2. Existing decadal sediment monitoring frameworks that could be repurposed
Robust decadal sediment monitoring exists in other contexts and provides transferable methods: USGS SPARROW and related stream‑load efforts model decadal suspended‑sediment and nutrient loads across regions [3], and regional programs like the San Francisco Estuary Institute’s load‑monitoring of representative watersheds explicitly aim to detect decadal trends in sediment and contaminant loads [6]. These programs demonstrate that decadal sediment trends can be resolved, but they are typically designed around land‑use, urban runoff, or agricultural drivers rather than cloud seeding per se [6] [3].
3. Multi‑decadal physical archives: sediment cores, LiDAR and remote sensing
Long‑term sediment accretion and erosion are measurable on multi‑annual to multi‑decadal timescales using sediment cores (210Pb/137Cs dating), LiDAR DEMs and Landsat time series; saltmarsh and proglacial case studies illustrate how archived sediments reveal decadal accumulation and erosion signals [4] [7] [8] [9]. These approaches capture sediment histories that could, in principle, be searched for shifts coinciding with prolonged seeding programs, but existing published applications address climate, land use and glacier dynamics rather than cloud‑seeding impacts [7] [8] [4] [9].
4. Biota monitoring: what’s available and what it reveals about exposure
Routine decadal biota monitoring—fish, benthic invertebrates and tissue contaminant surveys—exists as part of contamination and ecosystem‑health programs and can detect bioaccumulation trends; commercial labs and regulatory monitoring frameworks detail sediment and biota testing protocols for long‑term assessment [5]. Empirical work shows that biota often integrate trace‑element exposure over time and can reveal bioavailable contamination that single sediment snapshots miss [10]. Yet there is little evidence in the reviewed reporting of coordinated, long‑term biota sampling explicitly designed to test hypotheses about repeated cloud‑seeding inputs.

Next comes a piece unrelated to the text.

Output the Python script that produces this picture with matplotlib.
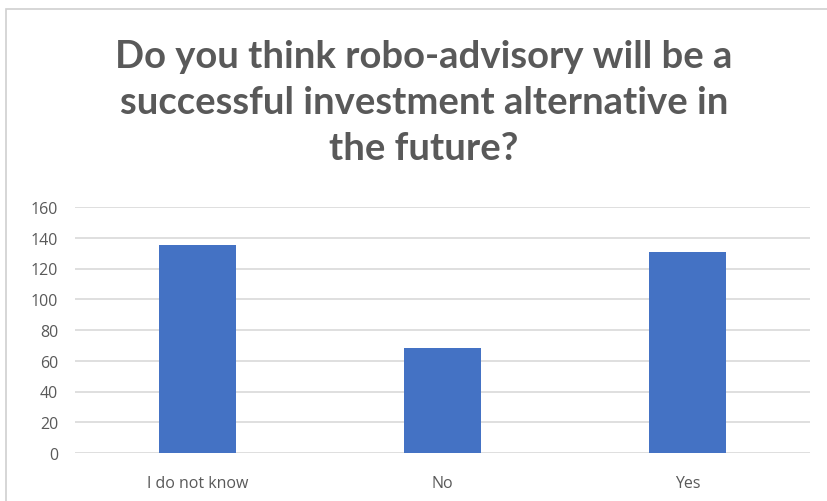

5. Why the gap persists and what stakeholders emphasize
Practitioners who manage seeding programs emphasize hydrologic outcomes and operational safety, not ecological time‑series; program documents and technical papers thus set decadal hydro‑metric baselines for suspension and efficacy but stop short of ecological monitoring mandates [1] [2]. Independent watershed science funds and agencies do run decadal sediment and biota programs, but their priorities often follow land‑use, urban runoff or climate drivers rather than aerially applied cloud‑seeding chemicals—creating a monitoring blind spot unless regulators or researchers explicitly fund seeding‑focused studies [6] [3] [11].
Conclusion — what can be concluded from available reporting
The reporting shows substantial capacity for decadal sediment and biota monitoring—models, cores, long‑term sampling networks and laboratory methods exist [3] [4] [5]—but no clear, published examples were found where those decadal programs were implemented expressly to measure impacts of repeated cloud seeding; program literature instead recommends using long baselines to evaluate seeding efficacy while leaving ecological endpoints largely unaddressed [1] [2]. This gap is material: biota can integrate exposures and sediment archives can record decadal change, but targeted, long‑running studies linking these datasets to cloud‑seeding histories remain scarce in the reviewed sources [10] [4].